​Wiceminister edukacji Ukrainy Ihor Harbaruk podał się do dymisji po burzy, którą wywołało zdjęcie z jednego ze spotkań z samorządowcami. Harbarukowi towarzyszyła jego asystentka, która miała suknię z głębokim dekoltem.

25 grudnia na Instagramie pojawiło się zdjęcie ze spotkania wiceministra edukacji Ihora Harbaruka z merem Lwowa Andrijem Sadowym. Uwagę wszystkich zwrócił strój jedynej obecnej na zdjęciu kobiety - miała ona czarną suknię z głębokim, oryginalnym dekoltem i rozcięciem na biodrze.  

Co ciekawe - na oficjalnej stronie lwowskiego urzędu pojawiło się zdjęcie bez kobiety.
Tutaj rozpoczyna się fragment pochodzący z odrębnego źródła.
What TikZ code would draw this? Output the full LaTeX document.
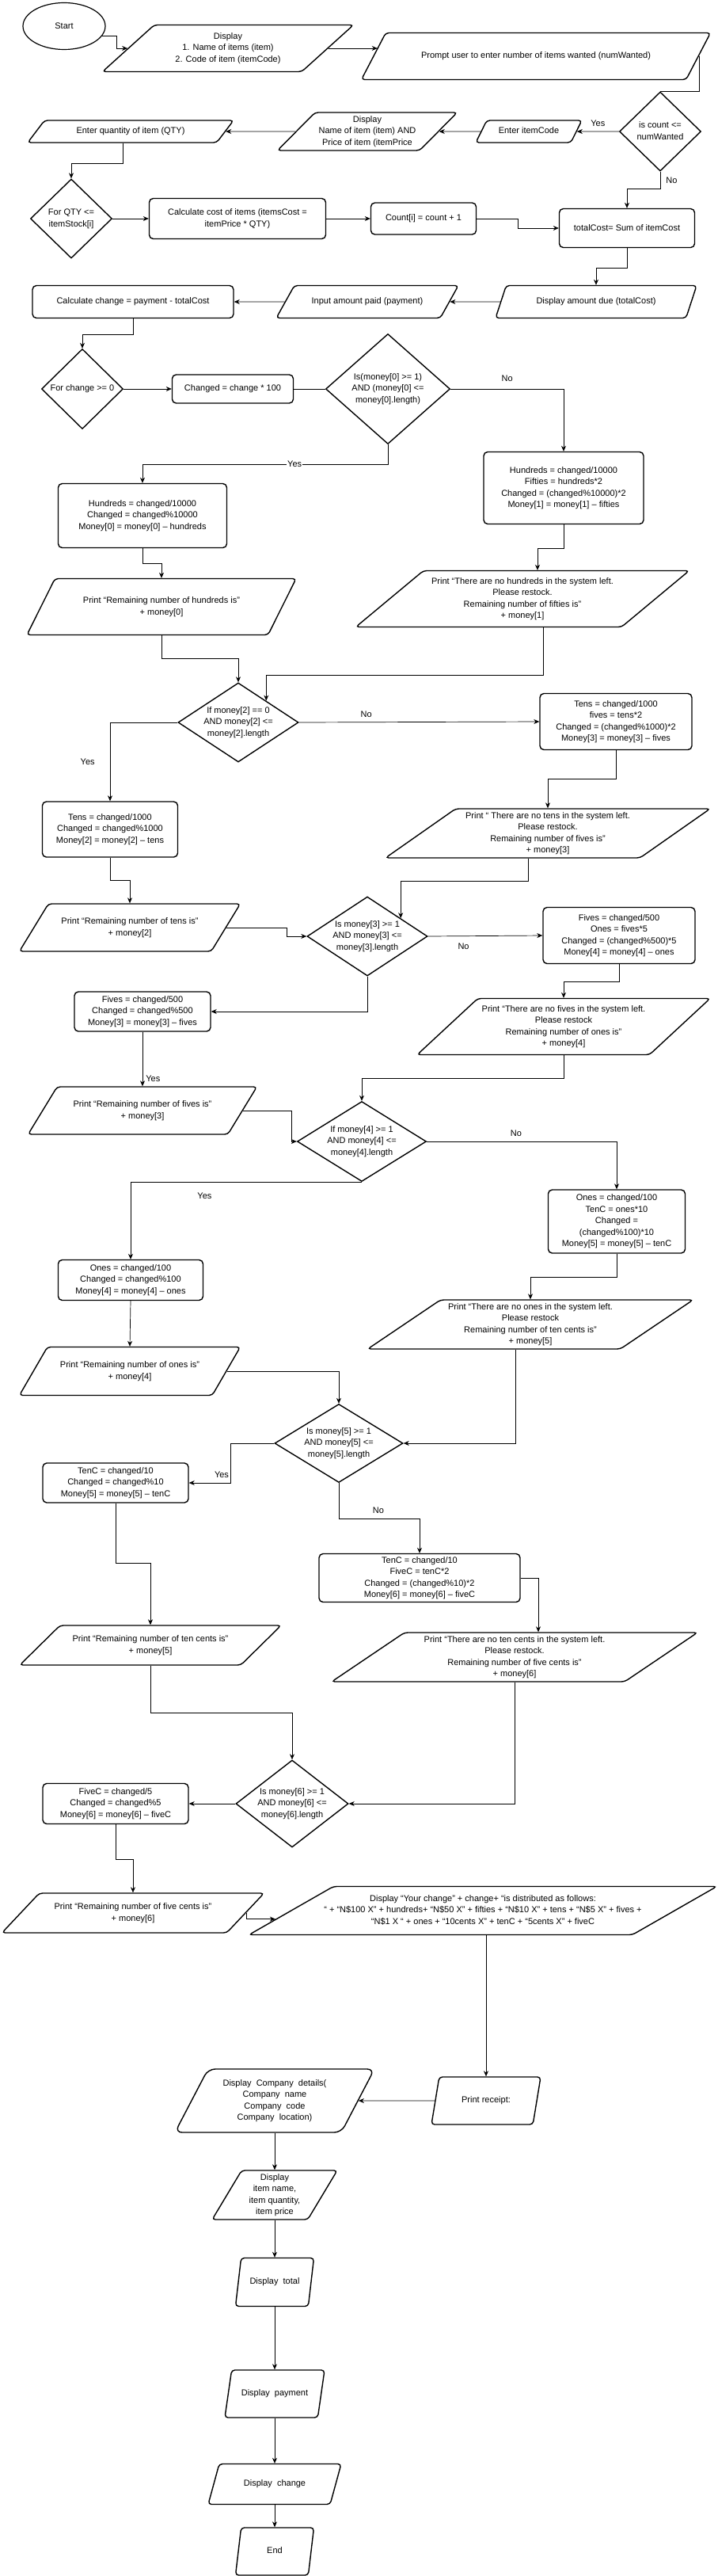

W sieci zaczęły się liczne pytania o tożsamość kobiety. Jej ubiór był mocno krytykowany przez konserwatywnych Ukraińców, którzy twierdzili, że jest on niestosowny w przypadku takiego spotkania. Sytuacji nie pomagała także biżuteria, czyli krzyż ozdobny na sukni.

Jak się okazało, kobieta to Chrystyna Tiszkun, 27-letnia prawniczka i asystentka wiceministra edukacji. Razem z Harbarukiem odwiedzili Lwów 24 grudnia, by zobaczyć, jak działają lokalne szkoły zawodowe.

Sama Tiszkun nie widzi w swoim stroju nic złego. Myślałam, że każdy ubiera się tak, jak lubi i jak mu wygodnie - napisała w sieci. Wkrótce jednak zablokowała swoje konta w mediach społecznościowych.

Sam Ihor Harbaruk nie skomentował sprawy, tylko zamieścił na Facebooku wiersz "Jeżeli" Rudyarda Kiplinga. Wkrótce jednak ten post usunął.

Posłanka rządzącej Sługi Ludu Julia Hryszyna przekazała dzisiaj, że Ihor Harbaruk podał się do dymisji. Urzędnikiem był od roku. Ani rządzący, ani partia matka sprawy nie skomentowali.